Why Bernie Sanders lost
The socialist label was too much to overcome in a year when Democrats just want to beat Trump
Bernie Sanders is not going to win the Democratic presidential nomination—at least not without some unforeseen medical event for or historic gaffe from Joe Biden. My latest delegate math projects that Sanders will be down 140 delegates after the states that have voted so far are finished counting their ballots. By next week, if polls are correct, that deficit will grow to roughly -240 delegates. There won’t be any coming back from such a sever margin.
Sanders knows the trouble he’s in. At a speech from Burlington, Vermont on March 11th, he said that he was winning the primary’s ideological debate, but “losing the debate over electability.” He launched into a laundry list of policies he believes Joe Biden is too moderate on and said he’d be challenging him on them—if not for the nomination—at Sunday’s televised debate.
Sanders’s struggle to convince Democrats that he is electable is certainly one reason why he has lost the party’s presidential nomination. An exit poll from Michigan showed that 58% of Democratic primary voters would rather have a nominee who can beat Trump, versus 37% who want one who agrees with them on most issues. Among those electability-minded voters, Biden beat Sanders by 32 percentage points, 62% to 30%. Here’s more on that exit poll from the Washington Post:
I would not, however, characterize this as Sanders’s biggest fault. No; primarily, it appears that Sanders lost the 2020 Democratic presidential nomination because he lost support among working-class white voters who supported him as a default anti-Hillary candidate in 2016. With a “likeable,” moderate, male candidate to vote for this time, they were free to oppose Sanders. This shows up in the exit polls, but also the county-level results.
The following four graphs show you that Bernie’s vote share fell by larger amounts in white, working-class and rural areas. Turnout also fell in those areas, but not by enough to explain the difference in Sanders’s vote share—in other words, he suffered not just because non-college whites left the Democratic party, but also because those that remained switched to voting for him last time to Biden this time:
Here is the decline in Sanders’s vote share in Michigan from 2016 to 2020 by both white working-class share and population density:
And here is the change in turnout from 2016 to 2020 by the same variables:
Despite the leftward drift of the Democratic party, it remains hard for a socialist to win elections in America. Poll after poll from YouGov showed that all adults—and often Democrats, too—regularly viewed him as less prepared than Joe Biden to defeat Donald Trump in November. It is the inevitable curse of fringe candidacies (such as Mr Sanders’s for most of his tenure) that they are doomed to win votes only from citizens who are equally divorced from the median voter—and the majority.

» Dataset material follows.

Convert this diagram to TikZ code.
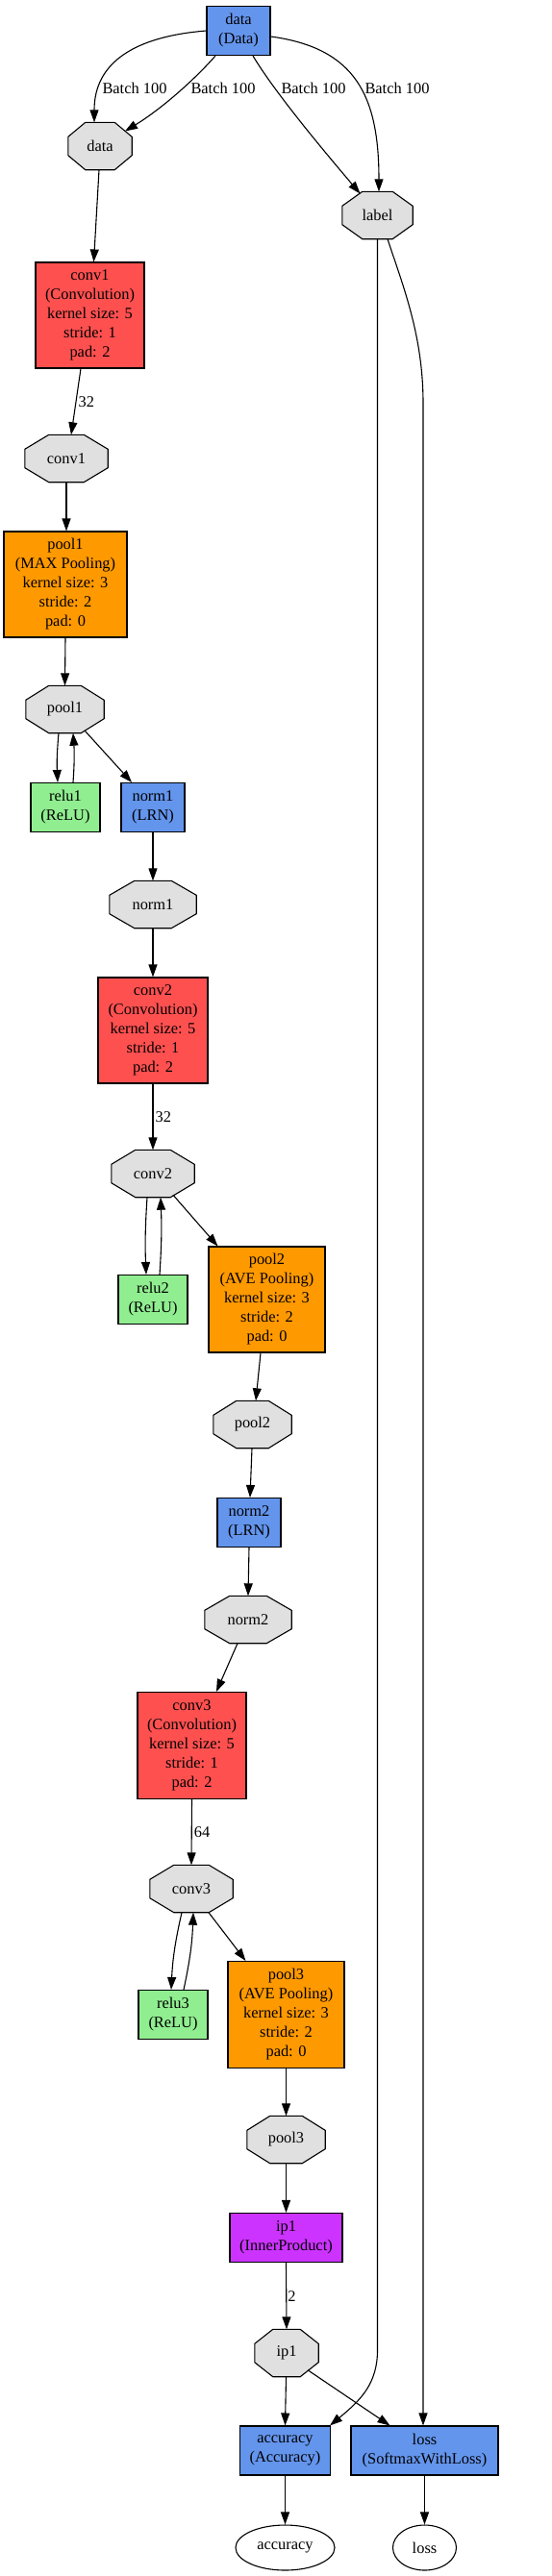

Given his role in the primary (and prospects of winning), Sanders has made the right calculation. He is going to push Joe Biden, now the presumptive Democratic nominee, to embrace some of the policies he has championed. It is unclear if he will do so. Joe Biden has won the primaries because of moderates and electability-minded voters. They will be turned off if he suddenly embraces Medicare for All and the Green New Deal (of course, he is unlikely to do so). But there is likely some tolerance for ideological adjustments by Biden. Comparing 2016 turnout to 2020 turnout in Michigan, we see that college-educated voters cast many more ballots than non-college-educated ones. They make up a bigger share of the Democratic electorate this year than last year. And since education correlates with a greater willingness to adopt progressive issue positions, they are a bit more liberal as well. Such is evident in polls nationwide, too, for what it’s worth.
So now, the general election starts. The surge in Democratic primary turnout in the Midwest is a promising sign for Joe Biden’s chances to beat Donald Trump in November. Polls show the president losing to Biden there by about 5 points. Such a margin, if it were to happen in November, would very likely deliver Biden the presidency. But we’re a long way off from that. Plenty can happen between now and the general election. There are lots of unknowns. But now, with both a Democratic and Republican nominees for president, we can finally move on to figuring out what they are.